Likely result: The unlocked option often wins if you can stay disciplined and avoid paying for features or service you do not need. For shoppers comparing midrange phones, our guides to Best Phones Under $500 and Best Phones Under $300 are useful starting points.
The cheapest phone over time is not always the one marketed as free. It is often the one that keeps both your device cost and your monthly plan cost in check.
When to recalculate
This is not a set-it-and-forget-it decision.
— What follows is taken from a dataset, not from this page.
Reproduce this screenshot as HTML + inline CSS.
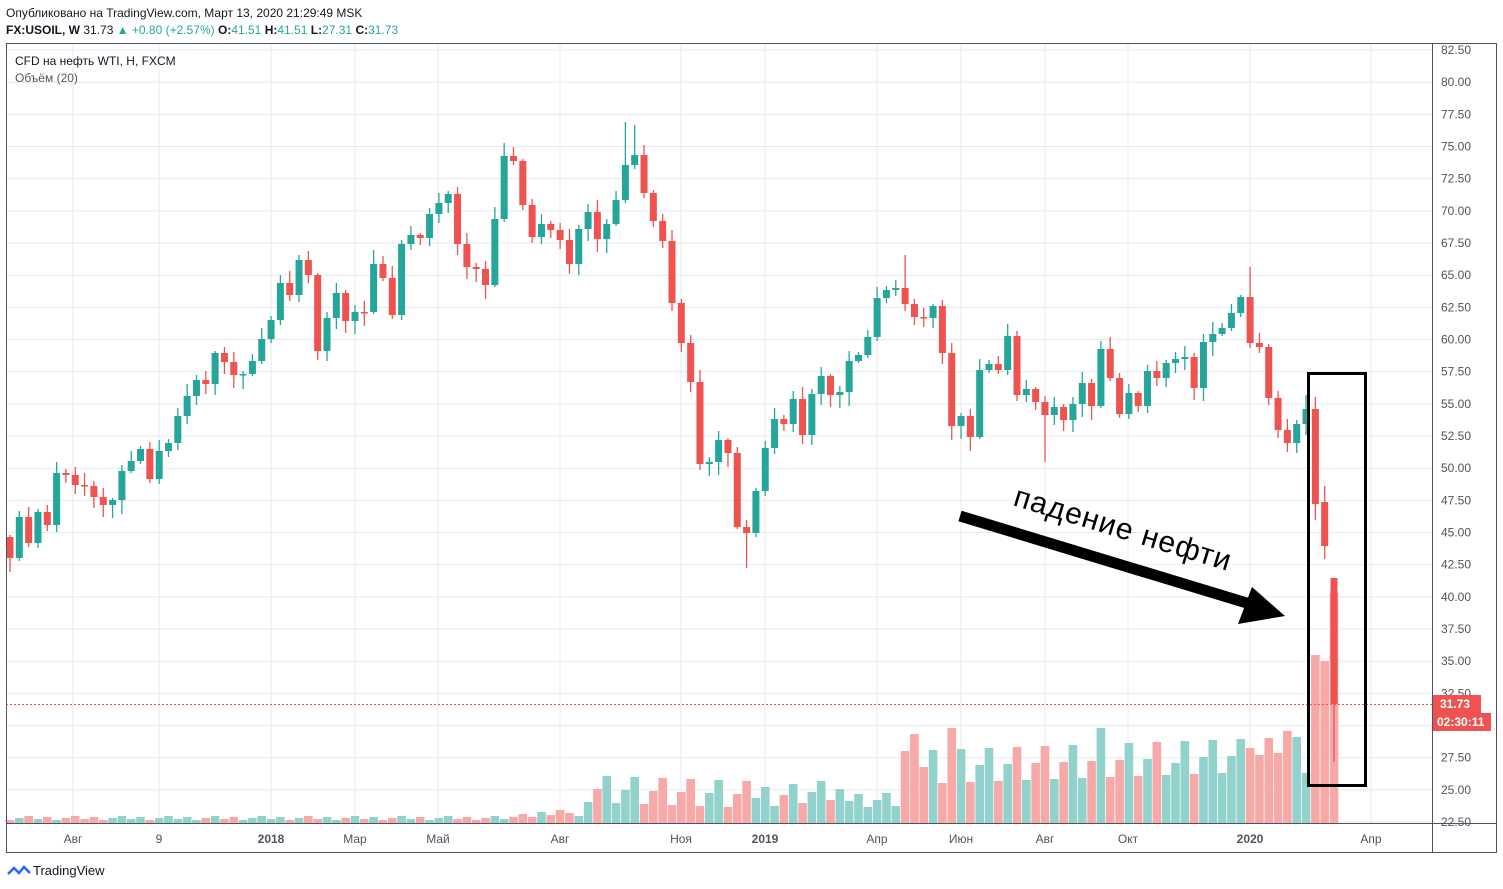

You should revisit the unlocked-versus-carrier math whenever one of the core inputs changes.
Recalculate when:
- A new trade-in promotion appears
- Your carrier changes plan requirements
- You are thinking about switching to prepaid or an MVNO
- A manufacturer offers financing, bundled credits, or direct discounts
- Your current phone’s resale value changes meaningfully
- You are nearing the end of an existing credit term
- You need more storage or a different model than the promotion covers
- You plan to travel more and want easier SIM or eSIM flexibility
A practical checklist before you buy:
- Write down the phone’s full retail price.
- Add all upfront taxes and fees.
- Note the exact monthly plan required.
- Estimate your service cost over 12, 24, or 36 months.
- Subtract only the credits you are genuinely likely to receive.
- Estimate end-of-life resale value.
- Compare effective monthly ownership cost for both options.
- Choose the option that matches both your budget and your habits.
If you want one final shortcut, use this:
Buy unlocked if you value switching freedom, cheaper plan options, or easier resale.
Buy through a carrier if the promotion is truly strong, the plan already fits you, and you are confident you will stay long enough to receive the full benefit.
That is the heart of any honest phone financing comparison. The cheaper route is the one whose assumptions you can actually keep.
For most shoppers, the smartest move is to save a simple comparison note in your phone and update it whenever new deals appear. That turns this from a one-time choice into a repeatable buying system. And in a market full of rotating offers, that system is often worth more than any single promotion.